§ **WHAT IS NEEDED**
Output every line of the material exactly, omitting images.

§ **MATERIAL**

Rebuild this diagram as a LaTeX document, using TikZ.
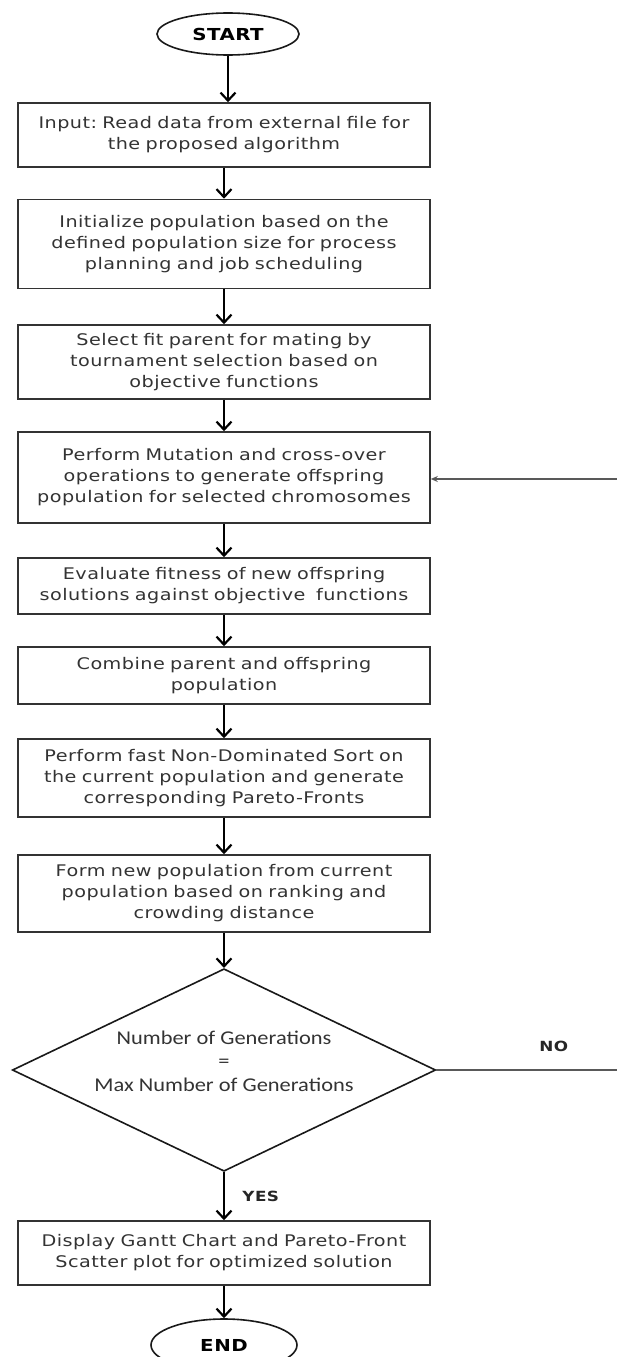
\documentclass[tikz,border=0pt]{standalone}
\usepackage{fontspec}
\setmainfont{DejaVu Sans}[FakeStretch=1.2, LetterSpace=3]
\newfontfamily\calfont{Carlito}[FakeStretch=1.15]
\usetikzlibrary{shapes.geometric,arrows.meta}
\frenchspacing

\tikzset{
	procbox/.style={draw=black!80, line width=1.6pt, rectangle, minimum width=412pt,
		text width=408pt, align=center, inner sep=0pt, text=black!80,
		font=\fontsize{16}{21}\selectfont},
	termnode/.style={draw=black!90, line width=1.6pt, ellipse, inner sep=0pt,
		font=\bfseries\fontsize{16.5}{18}\selectfont},
	decnode/.style={draw=black!90, line width=1.6pt, diamond, aspect=2.09, inner sep=0pt,
		minimum width=422pt, minimum height=202pt, align=center, text=black!80,
		text depth=18pt, font=\calfont\fontsize{19.5}{23.5}\selectfont},
	flowline/.style={line width=2.2pt, -{Straight Barb[length=8pt,width=15pt,line width=2.2pt]}},
	backline/.style={line width=1.5pt, black!65},
	lbl/.style={font=\bfseries\fontsize{14}{17}\selectfont, text=black!85}
}

\begin{document}
\begin{tikzpicture}[x=1pt, y=-1pt]
	\useasboundingbox (0,0) rectangle (617,1357);
	
	\node[termnode, minimum width=142pt, minimum height=42pt] (start) at (228,34) {START};
	\node[procbox, minimum height=64pt] (input) at (224,135)
		{Input: Read data from external file for\\the proposed algorithm};
	\node[procbox, minimum height=89pt] (initpop) at (224,244)
		{Initialize population based on the\\defined population size for process\\planning and job scheduling};
	\node[procbox, minimum height=74pt] (select) at (224,362)
		{Select fit parent for mating by\\tournament selection based on\\objective functions};
	\node[procbox, minimum height=91pt] (mutate) at (224,477.5)
		{Perform Mutation and cross-over\\operations to generate offspring\\population for selected chromosomes};
	\node[procbox, minimum height=56pt] (evaluate) at (224,586)
		{Evaluate fitness of new offspring\\solutions against objective\ \ functions};
	\node[procbox, minimum height=57pt] (combine) at (224,675.5)
		{Combine parent and offspring\\population};
	\node[procbox, minimum height=78pt] (sort) at (224,778)
		{Perform fast Non-Dominated Sort on\\the current population and generate\\corresponding Pareto-Fronts};
	\node[procbox, minimum height=77pt] (newpop) at (224,893.5)
		{Form new population from current\\population based on ranking and\\crowding distance};
	\node[decnode] (check) at (224,1070)
		{Number of Generations\\=\\Max Number of Generations};
	\node[procbox, minimum height=64pt] (display) at (224,1253)
		{Display Gantt Chart and Pareto-Front\\Scatter plot for optimized solution};
	\node[termnode, minimum width=146pt, minimum height=52pt] (stop) at (224,1345) {END};
	
	\coordinate (loopin) at (617,479);
	\coordinate (loopout) at (617,1070);
	
	% main flow
	\draw[flowline] (start.south) -- (start.south |- input.north);
	\draw[flowline] (input) -- (initpop);
	\draw[flowline] (initpop) -- (select);
	\draw[flowline] (select) -- (mutate);
	\draw[flowline] (mutate) -- (evaluate);
	\draw[flowline] (evaluate) -- (combine);
	\draw[flowline] (combine) -- (sort);
	\draw[flowline] (sort) -- (newpop);
	\draw[flowline] (newpop) -- (check);
	\draw[flowline] (check) -- node[lbl, right=14pt] {YES} (display);
	\draw[flowline] (display) -- (stop);
	
	% loop back
	\draw[backline] (check.east) -- node[lbl, pos=0.65, above=14pt] {NO} (loopout);
	\draw[backline, -{Stealth[length=7pt,width=6pt]}] (loopin) -- (mutate.east |- loopin);
\end{tikzpicture}
\end{document}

§ **THE COMPLETED TASK**
Rebuild this diagram as a LaTeX document, using TikZ.
\documentclass[tikz,border=0pt]{standalone}
\usepackage{fontspec}
\setmainfont{DejaVu Sans}[FakeStretch=1.2, LetterSpace=3]
\newfontfamily\calfont{Carlito}[FakeStretch=1.15]
\usetikzlibrary{shapes.geometric,arrows.meta}
\frenchspacing

\tikzset{
	procbox/.style={draw=black!80, line width=1.6pt, rectangle, minimum width=412pt,
		text width=408pt, align=center, inner sep=0pt, text=black!80,
		font=\fontsize{16}{21}\selectfont},
	termnode/.style={draw=black!90, line width=1.6pt, ellipse, inner sep=0pt,
		font=\bfseries\fontsize{16.5}{18}\selectfont},
	decnode/.style={draw=black!90, line width=1.6pt, diamond, aspect=2.09, inner sep=0pt,
		minimum width=422pt, minimum height=202pt, align=center, text=black!80,
		text depth=18pt, font=\calfont\fontsize{19.5}{23.5}\selectfont},
	flowline/.style={line width=2.2pt, -{Straight Barb[length=8pt,width=15pt,line width=2.2pt]}},
	backline/.style={line width=1.5pt, black!65},
	lbl/.style={font=\bfseries\fontsize{14}{17}\selectfont, text=black!85}
}

\begin{document}
\begin{tikzpicture}[x=1pt, y=-1pt]
	\useasboundingbox (0,0) rectangle (617,1357);
	
	\node[termnode, minimum width=142pt, minimum height=42pt] (start) at (228,34) {START};
	\node[procbox, minimum height=64pt] (input) at (224,135)
		{Input: Read data from external file for\\the proposed algorithm};
	\node[procbox, minimum height=89pt] (initpop) at (224,244)
		{Initialize population based on the\\defined population size for process\\planning and job scheduling};
	\node[procbox, minimum height=74pt] (select) at (224,362)
		{Select fit parent for mating by\\tournament selection based on\\objective functions};
	\node[procbox, minimum height=91pt] (mutate) at (224,477.5)
		{Perform Mutation and cross-over\\operations to generate offspring\\population for selected chromosomes};
	\node[procbox, minimum height=56pt] (evaluate) at (224,586)
		{Evaluate fitness of new offspring\\solutions against objective\ \ functions};
	\node[procbox, minimum height=57pt] (combine) at (224,675.5)
		{Combine parent and offspring\\population};
	\node[procbox, minimum height=78pt] (sort) at (224,778)
		{Perform fast Non-Dominated Sort on\\the current population and generate\\corresponding Pareto-Fronts};
	\node[procbox, minimum height=77pt] (newpop) at (224,893.5)
		{Form new population from current\\population based on ranking and\\crowding distance};
	\node[decnode] (check) at (224,1070)
		{Number of Generations\\=\\Max Number of Generations};
	\node[procbox, minimum height=64pt] (display) at (224,1253)
		{Display Gantt Chart and Pareto-Front\\Scatter plot for optimized solution};
	\node[termnode, minimum width=146pt, minimum height=52pt] (stop) at (224,1345) {END};
	
	\coordinate (loopin) at (617,479);
	\coordinate (loopout) at (617,1070);
	
	% main flow
	\draw[flowline] (start.south) -- (start.south |- input.north);
	\draw[flowline] (input) -- (initpop);
	\draw[flowline] (initpop) -- (select);
	\draw[flowline] (select) -- (mutate);
	\draw[flowline] (mutate) -- (evaluate);
	\draw[flowline] (evaluate) -- (combine);
	\draw[flowline] (combine) -- (sort);
	\draw[flowline] (sort) -- (newpop);
	\draw[flowline] (newpop) -- (check);
	\draw[flowline] (check) -- node[lbl, right=14pt] {YES} (display);
	\draw[flowline] (display) -- (stop);
	
	% loop back
	\draw[backline] (check.east) -- node[lbl, pos=0.65, above=14pt] {NO} (loopout);
	\draw[backline, -{Stealth[length=7pt,width=6pt]}] (loopin) -- (mutate.east |- loopin);
\end{tikzpicture}
\end{document}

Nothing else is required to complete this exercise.